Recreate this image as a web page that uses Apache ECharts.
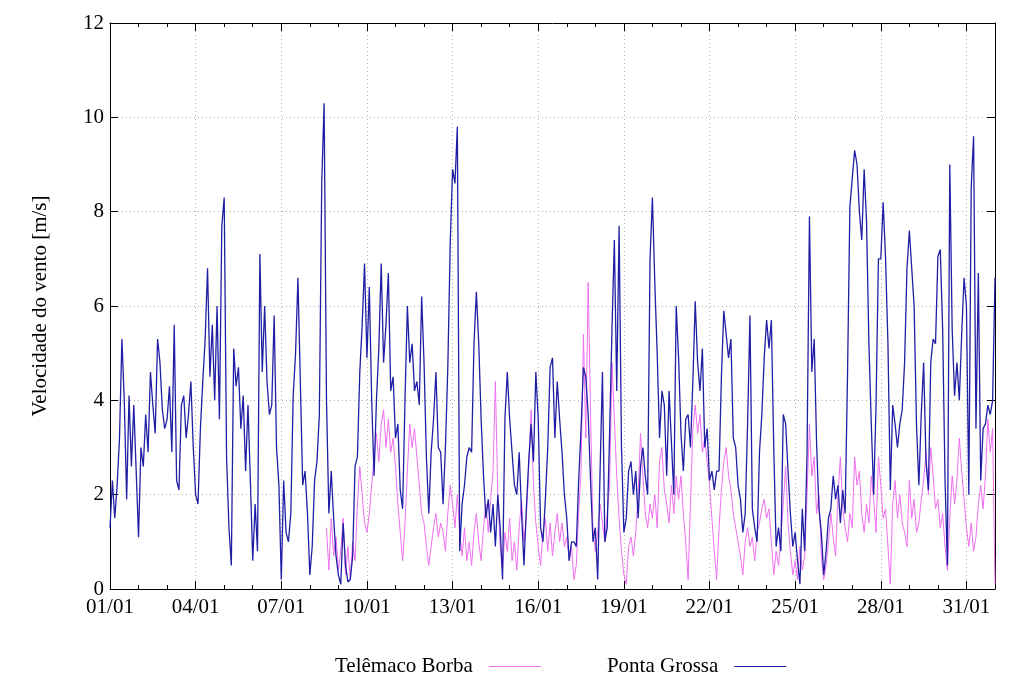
<!DOCTYPE html>
<html>
<head>
<meta charset="utf-8">
<script src="https://cdn.jsdelivr.net/npm/echarts@6/dist/echarts.min.js"></script>
<style>html,body{margin:0;padding:0;background:#fff}#c{width:1024px;height:683px}</style>
</head>
<body>
<div id="c"></div>
<script>
// Wind speed (m/s), 2-hour steps, 12 values per day, January (day 0 = 01/01 00:00)
const seriesNames = ['Telêmaco Borba', 'Ponta Grossa'];
const xTickLabels = ['01/01','04/01','07/01','10/01','13/01','16/01','19/01','22/01','25/01','28/01','31/01'];
const yTicks = [0, 2, 4, 6, 8, 10, 12];

const pontaGrossa = [
  [1.3, 2.3, 1.5, 2.2, 3.2, 5.3, 4.0, 1.9, 4.1, 2.6, 3.9, 2.5],
  [1.1, 3.0, 2.6, 3.7, 2.9, 4.6, 3.9, 3.3, 5.3, 4.8, 3.8, 3.4],
  [3.6, 4.3, 2.9, 5.6, 2.3, 2.1, 3.9, 4.1, 3.2, 3.7, 4.4, 3.0],
  [2.0, 1.8, 3.4, 4.4, 5.3, 6.8, 4.5, 5.6, 4.0, 6.0, 3.6, 7.7],
  [8.3, 2.8, 1.3, 0.5, 5.1, 4.3, 4.7, 3.4, 4.1, 2.5, 3.9, 2.3],
  [0.6, 1.8, 0.8, 7.1, 4.6, 6.0, 4.4, 3.7, 3.9, 5.8, 3.0, 2.2],
  [0.2, 2.3, 1.2, 1.0, 1.6, 4.1, 5.0, 6.6, 4.4, 2.2, 2.5, 1.6],
  [0.3, 0.9, 2.3, 2.7, 3.7, 8.6, 10.3, 4.0, 1.6, 2.5, 1.5, 0.7],
  [0.3, 0.1, 1.4, 0.5, 0.15, 0.2, 0.7, 2.6, 2.8, 4.6, 5.6, 6.9],
  [4.9, 6.4, 4.0, 2.4, 4.0, 5.1, 6.9, 4.8, 5.6, 6.7, 4.2, 4.5],
  [3.2, 3.5, 2.1, 1.7, 4.0, 6.0, 4.8, 5.2, 4.2, 4.4, 3.9, 6.2],
  [4.8, 2.8, 1.6, 2.9, 3.6, 4.6, 3.0, 2.9, 1.8, 3.0, 4.7, 7.3],
  [8.9, 8.6, 9.8, 0.8, 1.8, 2.2, 2.8, 3.0, 2.9, 5.2, 6.3, 5.2],
  [3.6, 2.4, 1.5, 1.9, 1.2, 1.8, 0.9, 2.0, 1.3, 0.2, 3.6, 4.6],
  [3.6, 2.9, 2.2, 2.0, 2.9, 1.6, 0.5, 1.7, 2.7, 3.5, 2.7, 4.6],
  [3.6, 1.3, 1.0, 1.9, 3.0, 4.7, 4.9, 3.2, 4.4, 3.6, 2.9, 2.0],
  [1.5, 0.6, 1.0, 1.0, 0.9, 2.3, 3.4, 4.7, 4.5, 3.7, 2.3, 1.0],
  [1.3, 0.2, 2.5, 4.6, 1.0, 1.3, 3.3, 5.5, 7.4, 4.2, 7.7, 3.0],
  [1.2, 1.5, 2.5, 2.7, 2.0, 2.5, 1.5, 2.6, 3.0, 2.4, 2.0, 7.0],
  [8.3, 6.5, 5.0, 3.2, 4.2, 3.9, 2.4, 4.2, 3.1, 2.0, 6.0, 4.9],
  [3.3, 2.5, 3.6, 3.7, 3.0, 4.4, 6.1, 4.8, 4.2, 5.1, 3.0, 3.4],
  [2.3, 2.5, 2.1, 2.5, 2.5, 4.5, 5.9, 5.4, 4.9, 5.3, 3.2, 3.0],
  [2.2, 1.9, 1.2, 1.6, 3.5, 5.8, 1.7, 1.3, 1.0, 2.9, 3.7, 4.9],
  [5.7, 5.1, 5.7, 3.0, 0.9, 1.3, 0.8, 3.7, 3.5, 2.5, 1.6, 0.9],
  [1.2, 0.6, 0.1, 1.7, 0.8, 2.9, 7.9, 4.6, 5.3, 3.1, 1.7, 1.2],
  [0.3, 0.8, 1.5, 1.7, 2.4, 1.9, 2.2, 1.4, 2.1, 1.6, 4.5, 8.1],
  [8.7, 9.3, 9.0, 8.0, 7.4, 8.9, 7.8, 5.2, 3.5, 2.0, 3.9, 7.0],
  [7.0, 8.2, 7.0, 5.2, 2.1, 3.9, 3.5, 3.0, 3.5, 3.8, 4.8, 6.8],
  [7.6, 6.8, 6.0, 3.5, 2.2, 3.7, 4.8, 2.7, 2.1, 4.8, 5.3, 5.2],
  [7.05, 7.2, 5.5, 2.3, 0.5, 9.0, 5.5, 4.1, 4.8, 4.0, 5.4, 6.6],
  [6.0, 2.0, 8.5, 9.6, 3.4, 6.7, 2.3, 3.4, 3.5, 3.9, 3.7, 4.0],
  [6.6]
];

const telemacoBorba = [
  [], [], [], [], [], [], [],
  [null, null, null, null, null, null, null, 1.3, 0.4, 1.5, 0.7, 1.1],
  [0.4, 0.8, 1.5, 0.3, 0.9, 0.2, 1.0, 0.6, 1.8, 2.6, 2.0, 1.4],
  [1.2, 1.6, 2.2, 2.8, 3.3, 2.7, 3.5, 3.8, 3.0, 3.6, 2.9, 3.2],
  [2.6, 1.8, 1.2, 0.6, 1.4, 2.5, 3.5, 3.0, 3.4, 2.8, 2.2, 1.6],
  [1.4, 0.9, 0.5, 0.9, 1.3, 1.6, 1.1, 1.4, 1.2, 0.8, 1.6, 2.2],
  [1.8, 1.3, 2.0, 1.2, 0.7, 1.3, 0.6, 1.0, 0.5, 1.2, 1.6, 1.0],
  [0.6, 1.3, 1.8, 1.2, 1.9, 2.5, 4.4, 2.0, 0.9, 0.4, 1.2, 0.8],
  [1.5, 0.6, 1.0, 0.4, 1.3, 1.9, 1.0, 1.5, 2.6, 3.8, 2.2, 1.4],
  [0.9, 0.5, 1.2, 1.5, 0.8, 1.4, 0.7, 1.2, 1.6, 1.0, 1.4, 0.9],
  [1.1, 0.6, 0.9, 0.2, 0.5, 1.6, 2.5, 5.4, 3.2, 6.5, 3.7, 1.3],
  [0.8, 1.2, 1.8, 1.4, 1.0, 1.6, 2.2, 4.8, 3.6, 2.4, 1.5, 0.8],
  [0.3, 0.1, 0.9, 1.1, 0.7, 1.2, 2.0, 3.3, 2.4, 1.6, 1.3, 1.8],
  [1.5, 2.0, 1.3, 2.7, 3.0, 2.1, 1.8, 1.4, 2.2, 1.6, 2.4, 1.9],
  [2.4, 1.6, 1.0, 0.2, 1.8, 3.4, 3.9, 3.3, 3.7, 2.9, 3.2, 2.7],
  [2.2, 1.5, 0.8, 0.2, 1.3, 2.1, 2.7, 3.0, 2.4, 2.1, 1.6, 1.3],
  [1.0, 0.7, 0.3, 1.0, 1.3, 0.9, 1.1, 0.6, 1.2, 1.4, 1.7, 1.9],
  [1.5, 1.7, 1.0, 0.3, 0.8, 0.5, 1.1, 1.8, 2.6, 1.4, 0.8, 0.3],
  [0.6, 0.2, 0.9, 0.4, 0.7, 2.0, 3.5, 2.4, 2.8, 1.6, 2.0, 0.7],
  [0.2, 0.5, 1.0, 1.6, 1.1, 0.7, 2.0, 2.8, 1.7, 1.3, 1.0, 1.6],
  [1.3, 2.8, 2.2, 2.5, 1.6, 1.2, 1.8, 1.4, 2.4, 1.9, 1.2, 2.8],
  [2.2, 1.5, 1.7, 0.9, 0.1, 1.8, 2.3, 1.5, 2.0, 1.4, 1.2, 0.9],
  [2.3, 1.5, 1.9, 1.2, 1.4, 1.9, 2.3, 2.9, 2.0, 3.0, 2.4, 1.7],
  [1.9, 1.3, 1.6, 0.9, 0.4, 1.5, 2.4, 1.8, 2.3, 3.2, 2.5, 1.9],
  [1.3, 0.9, 1.4, 0.8, 1.1, 1.8, 2.2, 1.7, 2.4, 3.6, 2.9, 3.4],
  [0.1]
];

const STEP_HOURS = 2, PER_DAY = 12;
function toPairs(days) {
  const out = [];
  days.forEach((vals, d) => vals.forEach((v, i) => {
    if (v !== null) out.push([(d * PER_DAY + i) * STEP_HOURS, v]);
  }));
  return out;
}

const font = 'Liberation Serif';
const chart = echarts.init(document.getElementById('c'), null, {renderer: 'canvas'});
const blk = '#000';
const baseX = {type: 'value', min: 0, max: 744, gridIndex: 0};
const baseY = {type: 'value', min: 0, max: 12, interval: 2};
chart.setOption({
  animation: false,
  backgroundColor: '#fff',
  grid: {left: 110, right: 29, top: 23, bottom: 94},
  legend: {
    top: 651, left: 330, align: 'right', itemGap: 66,
    itemWidth: 52, itemHeight: 1, icon: 'rect',
    textStyle: {fontFamily: font, fontSize: 21, color: '#000', padding: [0, 11, 0, 0]},
    data: seriesNames
  },
  xAxis: [
    Object.assign({}, baseX, {
      position: 'bottom', interval: 72,
      axisLine: {show: true, onZero: false, lineStyle: {color: blk, width: 1}},
      axisTick: {show: true, inside: true, length: 8, lineStyle: {color: blk}},
      axisLabel: {show: true, margin: 8, showMaxLabel: false, fontFamily: font, fontSize: 21, color: '#000',
        formatter: v => xTickLabels[Math.round(v / 72)] || ''},
      splitLine: {show: true, lineStyle: {color: '#b0b0b0', width: 1, type: [1, 3]}}
    }),
    Object.assign({}, baseX, {
      position: 'bottom', interval: 24,
      axisLine: {show: false, onZero: false},
      axisTick: {show: true, inside: true, length: 4, lineStyle: {color: blk}},
      axisLabel: {show: false}, splitLine: {show: false}
    }),
    Object.assign({}, baseX, {
      position: 'top', interval: 72,
      axisLine: {show: true, onZero: false, lineStyle: {color: blk, width: 1}},
      axisTick: {show: true, inside: true, length: 8, lineStyle: {color: blk}},
      axisLabel: {show: false}, splitLine: {show: false}
    }),
    Object.assign({}, baseX, {
      position: 'top', interval: 24,
      axisLine: {show: false, onZero: false},
      axisTick: {show: true, inside: true, length: 4, lineStyle: {color: blk}},
      axisLabel: {show: false}, splitLine: {show: false}
    })
  ],
  yAxis: [
    Object.assign({}, baseY, {
      position: 'left',
      name: 'Velocidade do vento [m/s]', nameLocation: 'middle', nameGap: 59, nameRotate: 90,
      nameTextStyle: {fontFamily: font, fontSize: 21, color: '#000'},
      axisLine: {show: true, onZero: false, lineStyle: {color: blk, width: 1}},
      axisTick: {show: true, inside: true, length: 8, lineStyle: {color: blk}},
      axisLabel: {show: true, margin: 6, fontFamily: font, fontSize: 21, color: '#000',
        formatter: v => yTicks.includes(v) ? String(v) : ''},
      splitLine: {show: true, lineStyle: {color: '#b0b0b0', width: 1, type: [1, 3]}}
    }),
    Object.assign({}, baseY, {
      position: 'right',
      axisLine: {show: true, onZero: false, lineStyle: {color: blk, width: 1}},
      axisTick: {show: true, inside: true, length: 8, lineStyle: {color: blk}},
      axisLabel: {show: false}, splitLine: {show: false}
    })
  ],
  series: [
    {
      name: seriesNames[0], type: 'line', xAxisIndex: 0, yAxisIndex: 0,
      data: toPairs(telemacoBorba), showSymbol: false, symbol: 'none',
      lineStyle: {color: '#f070f0', width: 1},
      itemStyle: {color: '#f070f0'}
    },
    {
      name: seriesNames[1], type: 'line', xAxisIndex: 0, yAxisIndex: 0,
      data: toPairs(pontaGrossa), showSymbol: false, symbol: 'none',
      lineStyle: {color: '#1f1fa6', width: 1.3},
      itemStyle: {color: '#1f1fa6'}
    }
  ]
});
</script>
</body>
</html>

*Aim of the exercise*: Starting with the first line of the data above and ending with the line containing "const yTicks = [0, 2, 4, 6, 8, 10, 12];", please restate every line exactly, leaving images out.

*Solved exercise*:
Recreate this image as a web page that uses Apache ECharts.
<!DOCTYPE html>
<html>
<head>
<meta charset="utf-8">
<script src="https://cdn.jsdelivr.net/npm/echarts@6/dist/echarts.min.js"></script>
<style>html,body{margin:0;padding:0;background:#fff}#c{width:1024px;height:683px}</style>
</head>
<body>
<div id="c"></div>
<script>
// Wind speed (m/s), 2-hour steps, 12 values per day, January (day 0 = 01/01 00:00)
const seriesNames = ['Telêmaco Borba', 'Ponta Grossa'];
const xTickLabels = ['01/01','04/01','07/01','10/01','13/01','16/01','19/01','22/01','25/01','28/01','31/01'];
const yTicks = [0, 2, 4, 6, 8, 10, 12];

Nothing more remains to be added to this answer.